Federally Mandated Guidelines
In 1984, the federal government mandated that all states implement child support guidelines. Each state has the right to elect a model or formula for calculating support and each state can apply its own rules regarding how long support lasts, how it's collected and account for special circumstances. The majority of states – including Arizona – employ the income shares model. Another 10 states and the District of Columbia use a simpler formula based only on the noncustodial parent's income, known as the percentage of income model. Three states use a more complicated version of the income shares formula, called the Melson model.

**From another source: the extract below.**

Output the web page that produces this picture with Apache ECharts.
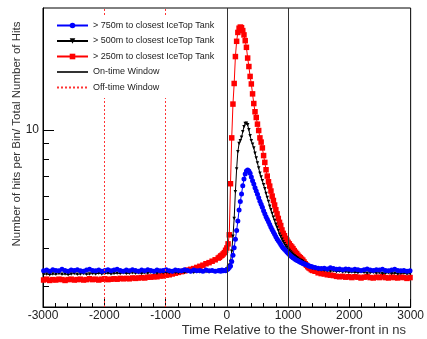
<!DOCTYPE html>
<html>
<head>
<meta charset="utf-8">
<script src="https://cdn.jsdelivr.net/npm/echarts@6/dist/echarts.min.js"></script>
<style>
html,body{margin:0;padding:0;background:#fff;}
#chart{width:427px;height:339px;}
</style>
</head>
<body>
<div id="chart"></div>
<script>
// ---- data (time in ns, hits per bin / total hits) ----
const timesLeft = [-2990,-2940,-2890,-2840,-2790,-2740,-2690,-2640,-2590,-2540,-2490,-2440,-2390,-2340,-2290,-2240,-2190,-2140,-2090,-2040,-1990,-1940,-1890,-1840,-1790,-1740,-1690,-1640,-1590,-1540,-1490,-1440,-1390,-1340,-1290,-1240,-1190,-1140,-1090,-1040,-990,-940,-890,-840,-790,-740,-690,-640,-590,-540,-490,-440,-390,-340,-290,-240,-190,-140];
const timesMid = [-120,-100,-80,-60,-40,-20,0,20,40,60,80,100,120,140,160,180,200,220,240,260,280,300,320,340,360,380,400,420,440,460,480,500,520,540,560,580,600,620,640,660,680,700,720,740,760,780,800,820,840,860,880,900,920,940,960,980,1000,1020,1040,1060,1080,1100,1120,1140,1160,1180,1200,1220,1240,1260,1280,1300,1320,1340,1360,1380,1400];
const timesRight = [1440,1490,1540,1590,1640,1690,1740,1790,1840,1890,1940,1990,2040,2090,2140,2190,2240,2290,2340,2390,2440,2490,2540,2590,2640,2690,2740,2790,2840,2890,2940,2990];

const blueLeft = [3.37,3.39,3.36,3.40,3.38,3.37,3.41,3.38,3.36,3.39,
3.38,3.40,3.37,3.36,3.39,3.41,3.38,3.37,3.39,3.36,
3.38,3.40,3.37,3.39,3.41,3.38,3.36,3.39,3.37,3.40,
3.38,3.36,3.39,3.37,3.40,3.38,3.36,3.39,3.37,3.38,
3.40,3.37,3.36,3.39,3.38,3.37,3.40,3.38,3.36,3.39,
3.37,3.38,3.36,3.39,3.37,3.38,3.36,3.37];
const blueMid = [3.38,3.36,3.39,3.37,3.38,3.37,
3.40,3.42,3.46,3.50,3.62,3.80,4.03,4.30,4.60,4.95,
5.39,5.75,6.10,6.50,6.85,7.12,7.28,7.34,7.28,7.15,
6.95,6.75,6.58,6.40,6.24,6.08,5.92,5.77,5.63,5.50,
5.36,5.24,5.12,5.02,4.92,4.82,4.72,4.63,4.55,4.47,
4.38,4.31,4.25,4.19,4.13,4.07,4.02,3.98,3.94,3.90,
3.86,3.82,3.79,3.76,3.73,3.71,3.68,3.66,3.64,3.62,
3.60,3.59,3.57,3.56,3.54,3.53,3.52,3.50,3.49,3.48,
3.47];
const blueRight = [3.46,3.44,3.43,3.44,3.42,3.45,3.43,3.41,3.42,3.40,3.42,3.41,3.39,3.41,3.40,3.38,3.40,3.42,3.39,3.38,3.40,3.39,3.41,3.38,3.37,3.39,3.41,3.38,3.37,3.38,3.36,3.37];

const blackLeft = [3.28,3.29,3.27,3.29,3.28,3.30,3.28,3.29,3.27,3.29,
3.30,3.28,3.29,3.30,3.28,3.29,3.30,3.29,3.31,3.29,
3.30,3.31,3.29,3.30,3.31,3.30,3.32,3.30,3.31,3.32,
3.31,3.32,3.30,3.32,3.31,3.33,3.32,3.31,3.33,3.32,
3.33,3.32,3.34,3.33,3.32,3.34,3.33,3.35,3.34,3.33,
3.35,3.34,3.36,3.35,3.34,3.36,3.35,3.36];
const blackMid = [3.36,3.37,3.36,3.38,3.37,3.38,
3.42,3.46,3.52,3.62,3.92,4.40,5.05,6.20,7.40,8.45,
9.0,9.2,9.45,9.85,10.25,10.5,10.52,10.4,10.0,9.55,
9.2,8.95,8.7,8.35,8.05,7.75,7.45,7.16,6.95,6.75,
6.55,6.35,6.12,5.93,5.75,5.55,5.4,5.25,5.1,4.97,
4.83,4.72,4.6,4.47,4.39,4.3,4.22,4.15,4.09,4.04,
3.98,3.94,3.90,3.86,3.82,3.79,3.76,3.73,3.71,3.68,
3.66,3.64,3.62,3.59,3.57,3.54,3.52,3.50,3.48,3.46,
3.44];
const blackRight = [3.42,3.40,3.39,3.38,3.37,3.36,3.37,3.35,3.36,3.34,3.35,3.33,3.34,3.33,3.32,3.34,3.33,3.31,3.32,3.33,3.31,3.32,3.30,3.31,3.32,3.30,3.31,3.29,3.30,3.31,3.29,3.30];

const redLeft = [3.14,3.16,3.13,3.15,3.14,3.16,3.15,3.13,3.15,3.16,
3.14,3.15,3.16,3.14,3.15,3.17,3.15,3.16,3.14,3.16,
3.17,3.15,3.16,3.17,3.16,3.18,3.17,3.18,3.17,3.19,
3.18,3.19,3.20,3.19,3.21,3.21,3.22,3.22,3.24,3.24,
3.26,3.27,3.29,3.31,3.33,3.35,3.37,3.39,3.41,3.43,
3.46,3.49,3.52,3.56,3.59,3.63,3.67,3.72];
const redMid = [3.74,3.78,3.80,3.84,3.88,3.95,
4.02,4.15,4.45,6.6,9.4,12.2,14.3,17.6,19.8,21.2,
21.9,22.1,22.0,21.5,20.8,19.9,18.9,17.4,16.3,15.1,
14.25,13.2,12.25,11.5,11.0,10.45,9.95,9.4,9.1,8.7,
8.2,7.78,7.35,7.0,6.7,6.48,6.24,6.0,5.8,5.6,
5.4,5.23,5.05,4.9,4.78,4.62,4.50,4.42,4.33,4.27,
4.20,4.15,4.09,4.05,4.0,3.94,3.89,3.85,3.80,3.76,
3.73,3.69,3.66,3.61,3.56,3.52,3.48,3.45,3.43,3.40,
3.38];
const redRight = [3.36,3.32,3.30,3.29,3.27,3.26,3.25,3.23,3.22,3.23,3.21,3.22,3.20,3.22,3.21,3.19,3.21,3.22,3.20,3.19,3.21,3.20,3.22,3.20,3.19,3.21,3.20,3.19,3.21,3.20,3.18,3.20];

const onTimeWindow = [0, 1000];
const offTimeWindow = [-2000, -1000];
const xTicks = [-3000, -2000, -1000, 0, 1000, 2000, 3000];
const yLabelValues = [10];
const yMinorTicks = [3, 4, 5, 6, 7, 8, 9, 20];

const names = ['> 750m to closest IceTop Tank', '> 500m to closest IceTop Tank', '> 250m to closest IceTop Tank', 'On-time Window', 'Off-time Window'];

function pairs(ts, vs) { return ts.map((t, i) => [t, vs[i]]); }
const times = timesLeft.concat(timesMid, timesRight);
const blue = pairs(times, blueLeft.concat(blueMid, blueRight));
const black = pairs(times, blackLeft.concat(blackMid, blackRight));
const red = pairs(times, redLeft.concat(redMid, redRight));

const FONT = 'Liberation Sans';
const chart = echarts.init(document.getElementById('chart'), null, {renderer: 'canvas'});
chart.setOption({
  animation: false,
  backgroundColor: '#fff',
  grid: {left: 43, right: 15, top: 8, bottom: 32, show: true, borderColor: '#000', borderWidth: 1, backgroundColor: 'transparent'},
  legend: {
    data: names, orient: 'vertical', left: 44, top: 17,
    itemWidth: 31, itemHeight: 7, itemGap: 6.5, padding: [4, 8, 6, 12],
    backgroundColor: '#fff', selectedMode: false, z: 10,
    textStyle: {fontSize: 9, color: '#222', fontFamily: FONT}
  },
  xAxis: {
    type: 'value', min: xTicks[0], max: xTicks[xTicks.length - 1], interval: 1000,
    axisLine: {show: true, onZero: false, lineStyle: {color: '#000', width: 1}},
    axisTick: {show: true, inside: true, length: 8, lineStyle: {color: '#000'}},
    minorTick: {show: true, splitNumber: 5, length: 4, lineStyle: {color: '#000'}},
    axisLabel: {fontSize: 12, color: '#222', margin: 3, fontFamily: FONT, formatter: v => String(v)},
    splitLine: {show: false}
  },
  yAxis: [{
    type: 'log', logBase: 10, min: 2.55, max: 25.6,
    axisLine: {show: true, onZero: false, lineStyle: {color: '#000', width: 1}},
    axisTick: {show: true, inside: true, length: 11, customValues: yLabelValues, lineStyle: {color: '#000'}},
    axisLabel: {show: true, customValues: yLabelValues, fontSize: 12, color: '#222', margin: 4, fontFamily: FONT},
    splitLine: {show: false}, minorTick: {show: false}
  }, {
    type: 'log', logBase: 10, min: 2.55, max: 25.6, position: 'left', offset: 0,
    axisLine: {show: false, onZero: false},
    axisTick: {show: true, inside: true, length: 6, customValues: yMinorTicks, lineStyle: {color: '#000'}},
    axisLabel: {show: false},
    splitLine: {show: false}, minorTick: {show: false}
  }],
  graphic: [
    {type: 'text', x: 17, y: 134, rotation: Math.PI / 2,
     style: {text: 'Number of hits per Bin/ Total Number of Hits', align: 'center', verticalAlign: 'middle', font: '11.5px "Liberation Sans"', fill: '#333'}},
    {type: 'text', x: 406, y: 330,
     style: {text: 'Time Relative to the Shower-front in ns', align: 'right', verticalAlign: 'middle', font: '13px "Liberation Sans"', fill: '#333'}}
  ],
  series: [
    {name: names[3], type: 'line', data: [], symbol: 'none', z: 1,
     itemStyle: {color: 'rgba(0,0,0,0)'}, lineStyle: {color: '#333', width: 1},
     markLine: {silent: true, symbol: ['none', 'none'], label: {show: false},
       lineStyle: {color: '#333', width: 1, type: 'solid'},
       data: onTimeWindow.map(v => ({xAxis: v}))}},
    {name: names[4], type: 'line', data: [], symbol: 'none', z: 1,
     itemStyle: {color: 'rgba(0,0,0,0)'}, lineStyle: {color: '#ff3333', width: 1, type: [2, 2]},
     markLine: {silent: true, symbol: ['none', 'none'], label: {show: false},
       lineStyle: {color: '#ff3333', width: 1, type: [2, 2]},
       data: offTimeWindow.map(v => ({xAxis: v}))}},
    {name: names[2], type: 'line', data: red, z: 2, symbol: 'rect', symbolSize: 5.5,
     itemStyle: {color: '#ff0000'}, lineStyle: {color: '#ff0000', width: 1}},
    {name: names[1], type: 'line', data: black, z: 3, symbol: 'triangle', symbolRotate: 180, symbolSize: 3.5,
     itemStyle: {color: '#000'}, lineStyle: {color: '#000', width: 1}},
    {name: names[0], type: 'line', data: blue, z: 3, symbol: 'circle', symbolSize: 5,
     itemStyle: {color: '#0000ff'}, lineStyle: {color: '#0000ff', width: 1}}
  ]
});
</script>
</body>
</html>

Arizona's Income Shares Model
The income shares model works on the premise that children should enjoy the same benefits post-divorce as they would have if their parents had remained married. First, the court adds both parents incomes together; then it calculates what percentage of this total amount each parent must contribute to the costs of raising the children. The percentages are based on what each parent contributes to the total income. For example, if parents' combined income is $3,200 a month, and if one parent earns $2,400 of that and the other earns $800, the first parent would contribute 75 percent toward the costs of the children's care and the other would contribute 25 percent. Arizona courts do not typically include overtime in a parent's income unless consistent overtime was a factor during the marriage. If a parent also supports children from another relationship, Arizona's statutory formula deducts this from his income. Arizona law allows judges to increase child support by 10 percent for children older than 12 because the costs of supporting teenagers are greater.
Child Support Add-Ons
Federal law also requires that each state's child support guidelines address issues of health care. Some states calculate health care as part of the child support amount; others add these costs to the basic support figure. Arizona does the latter, apportioning the cost of either health care or health insurance premiums between parents according to the same percentages they contribute to their combined incomes. The state also allows judges to add on costs of child care and special or extraordinary education needs, particularly if parents agree that such schooling is necessary. Arizona's statutes also address travel costs for parenting time. The court will divide travel expenses between parents if children must travel 100 miles or more each way.
Arizona law allows judges to deviate from the income shares guidelines in unusual circumstances. If a judge does so, however, the statutes obligate him to explain in writing how he arrived at his decision and the factors he took into consideration. All deviations must be in the best interests of the child. The law doesn't allow the court to tweak support to benefit either parent at the child's expense.